Creating a market in Augur requires some capital to be locked up, which is used to incentivise desired behaviors in the platform. Assuming you play by the rules and do what you are supposed to do, these bonds will be returned to you.

  1. Validity Bond - Payable in ETH. You can get this back once your market resolves to anything other than invalid. This help prevent market creators from creating poorly defined markets.

  2. No Show Bond - Payable in REP. You can get this back once your designated reporter (likely the same address as the market creator) shows up in time to give the initial report of the answer for the market.
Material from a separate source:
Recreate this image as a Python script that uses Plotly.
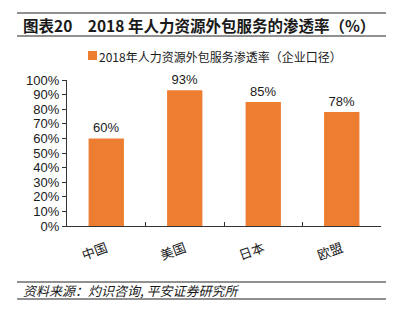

There is a time limit to do this, which is currently set to 3 days after the market end time.

  3. Designated Reporter Stake - Payable in REP. When the designated reporter does the initial report, this bond is put up to incentivise other reporters to make sure the answer is correct. If reporters think the initial report is incorrect, they can dispute the answer to earn the designated reporter bond as a reward. If the initial report was found to be the correct answer (disputed or not), the bond can be returned to the designated reporter.